PROVIDED MATERIAL start
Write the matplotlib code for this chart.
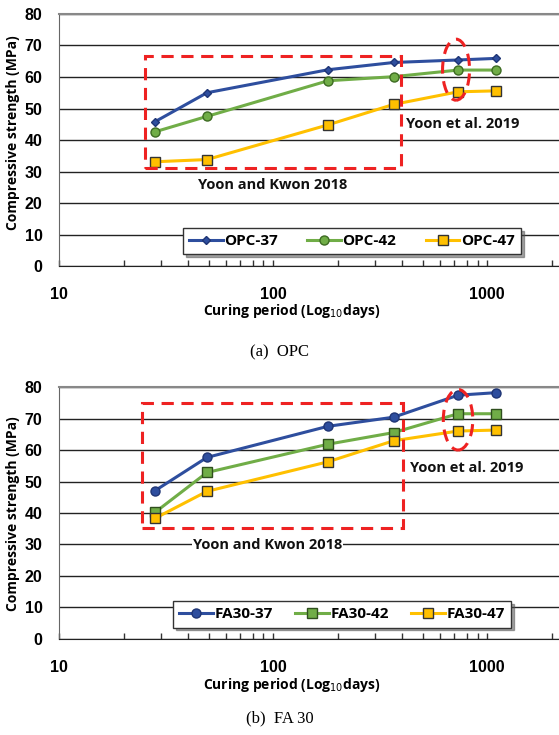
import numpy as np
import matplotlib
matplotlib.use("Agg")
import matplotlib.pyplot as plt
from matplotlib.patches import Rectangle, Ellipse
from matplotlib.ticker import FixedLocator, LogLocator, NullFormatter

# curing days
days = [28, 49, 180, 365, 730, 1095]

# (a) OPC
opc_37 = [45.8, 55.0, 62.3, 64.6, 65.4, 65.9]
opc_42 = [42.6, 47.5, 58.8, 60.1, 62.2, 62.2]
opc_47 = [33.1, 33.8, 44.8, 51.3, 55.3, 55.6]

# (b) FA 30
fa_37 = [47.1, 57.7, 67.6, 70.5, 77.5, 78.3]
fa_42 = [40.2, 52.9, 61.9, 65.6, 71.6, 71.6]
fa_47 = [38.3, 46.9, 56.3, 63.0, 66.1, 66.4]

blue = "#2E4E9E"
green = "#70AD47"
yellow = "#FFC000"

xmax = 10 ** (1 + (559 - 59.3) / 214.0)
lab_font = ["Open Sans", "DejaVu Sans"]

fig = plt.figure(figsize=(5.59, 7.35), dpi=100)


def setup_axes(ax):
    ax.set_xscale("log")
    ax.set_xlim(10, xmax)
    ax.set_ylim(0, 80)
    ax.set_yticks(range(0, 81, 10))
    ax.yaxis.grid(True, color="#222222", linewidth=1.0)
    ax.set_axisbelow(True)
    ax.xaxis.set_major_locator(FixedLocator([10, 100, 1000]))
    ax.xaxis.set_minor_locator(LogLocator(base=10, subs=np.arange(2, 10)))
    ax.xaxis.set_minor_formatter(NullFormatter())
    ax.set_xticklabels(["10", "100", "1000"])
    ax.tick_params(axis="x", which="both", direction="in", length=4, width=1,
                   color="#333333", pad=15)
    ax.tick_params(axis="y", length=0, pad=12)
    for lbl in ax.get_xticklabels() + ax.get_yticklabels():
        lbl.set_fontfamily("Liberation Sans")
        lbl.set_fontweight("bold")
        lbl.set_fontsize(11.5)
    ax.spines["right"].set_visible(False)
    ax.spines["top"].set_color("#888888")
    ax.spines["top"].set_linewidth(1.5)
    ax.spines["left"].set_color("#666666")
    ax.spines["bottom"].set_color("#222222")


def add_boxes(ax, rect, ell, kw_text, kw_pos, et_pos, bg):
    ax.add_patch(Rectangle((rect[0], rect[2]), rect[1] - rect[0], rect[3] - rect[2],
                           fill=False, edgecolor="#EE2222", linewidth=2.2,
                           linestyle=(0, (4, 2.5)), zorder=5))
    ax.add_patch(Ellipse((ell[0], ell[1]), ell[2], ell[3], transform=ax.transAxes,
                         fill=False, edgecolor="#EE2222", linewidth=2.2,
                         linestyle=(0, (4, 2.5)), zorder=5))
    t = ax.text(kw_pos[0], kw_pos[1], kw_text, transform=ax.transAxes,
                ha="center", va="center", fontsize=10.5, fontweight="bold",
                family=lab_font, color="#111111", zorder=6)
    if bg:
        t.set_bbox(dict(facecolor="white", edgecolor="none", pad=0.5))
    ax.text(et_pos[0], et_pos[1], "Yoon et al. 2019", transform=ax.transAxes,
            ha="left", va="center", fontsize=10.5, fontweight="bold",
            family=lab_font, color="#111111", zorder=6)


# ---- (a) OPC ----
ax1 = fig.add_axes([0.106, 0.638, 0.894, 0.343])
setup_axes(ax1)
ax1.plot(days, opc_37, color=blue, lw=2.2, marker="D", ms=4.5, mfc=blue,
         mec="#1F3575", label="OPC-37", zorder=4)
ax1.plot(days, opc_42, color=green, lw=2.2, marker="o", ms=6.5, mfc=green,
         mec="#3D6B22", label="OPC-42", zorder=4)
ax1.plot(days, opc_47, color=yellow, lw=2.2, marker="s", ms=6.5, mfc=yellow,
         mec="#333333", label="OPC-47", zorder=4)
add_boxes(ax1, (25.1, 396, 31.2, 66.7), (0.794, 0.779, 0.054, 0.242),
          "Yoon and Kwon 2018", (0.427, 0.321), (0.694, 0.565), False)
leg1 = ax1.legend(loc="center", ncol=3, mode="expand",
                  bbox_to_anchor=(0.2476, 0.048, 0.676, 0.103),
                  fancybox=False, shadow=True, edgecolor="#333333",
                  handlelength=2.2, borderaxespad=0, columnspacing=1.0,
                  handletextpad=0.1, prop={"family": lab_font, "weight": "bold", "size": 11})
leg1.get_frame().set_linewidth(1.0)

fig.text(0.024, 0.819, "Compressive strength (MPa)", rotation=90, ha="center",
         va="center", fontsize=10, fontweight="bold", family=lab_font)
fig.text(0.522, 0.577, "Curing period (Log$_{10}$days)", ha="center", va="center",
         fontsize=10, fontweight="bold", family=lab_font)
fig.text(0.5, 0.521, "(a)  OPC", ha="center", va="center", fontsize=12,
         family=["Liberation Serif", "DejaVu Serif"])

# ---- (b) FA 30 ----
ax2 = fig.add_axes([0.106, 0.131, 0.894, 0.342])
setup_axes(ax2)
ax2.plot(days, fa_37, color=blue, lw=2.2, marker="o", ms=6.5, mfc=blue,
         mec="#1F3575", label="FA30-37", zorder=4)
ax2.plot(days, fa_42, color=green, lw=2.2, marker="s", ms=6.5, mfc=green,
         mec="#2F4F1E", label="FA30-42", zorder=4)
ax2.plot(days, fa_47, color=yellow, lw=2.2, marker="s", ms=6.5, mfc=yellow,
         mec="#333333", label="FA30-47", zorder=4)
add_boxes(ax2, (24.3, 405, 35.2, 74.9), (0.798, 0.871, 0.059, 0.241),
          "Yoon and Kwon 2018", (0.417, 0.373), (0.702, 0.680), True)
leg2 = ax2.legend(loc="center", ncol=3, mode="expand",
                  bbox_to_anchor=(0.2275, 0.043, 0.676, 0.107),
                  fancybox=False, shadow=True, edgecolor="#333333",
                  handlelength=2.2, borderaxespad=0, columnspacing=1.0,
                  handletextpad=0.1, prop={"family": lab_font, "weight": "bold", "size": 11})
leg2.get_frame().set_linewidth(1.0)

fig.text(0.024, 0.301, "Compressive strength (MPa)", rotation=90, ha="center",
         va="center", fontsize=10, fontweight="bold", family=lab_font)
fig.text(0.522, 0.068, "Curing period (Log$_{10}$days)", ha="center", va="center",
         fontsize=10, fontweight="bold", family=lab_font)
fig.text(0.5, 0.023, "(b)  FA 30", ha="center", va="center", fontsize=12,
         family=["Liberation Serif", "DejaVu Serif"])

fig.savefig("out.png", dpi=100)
PROVIDED MATERIAL end
Give again, word for word, every line from the top of the data through the line with "days = [28, 49, 180, 365, 730, 1095]", both ends included, and exclude the pictures.

[CORRECT ANSWER]
Write the matplotlib code for this chart.
import numpy as np
import matplotlib
matplotlib.use("Agg")
import matplotlib.pyplot as plt
from matplotlib.patches import Rectangle, Ellipse
from matplotlib.ticker import FixedLocator, LogLocator, NullFormatter

# curing days
days = [28, 49, 180, 365, 730, 1095]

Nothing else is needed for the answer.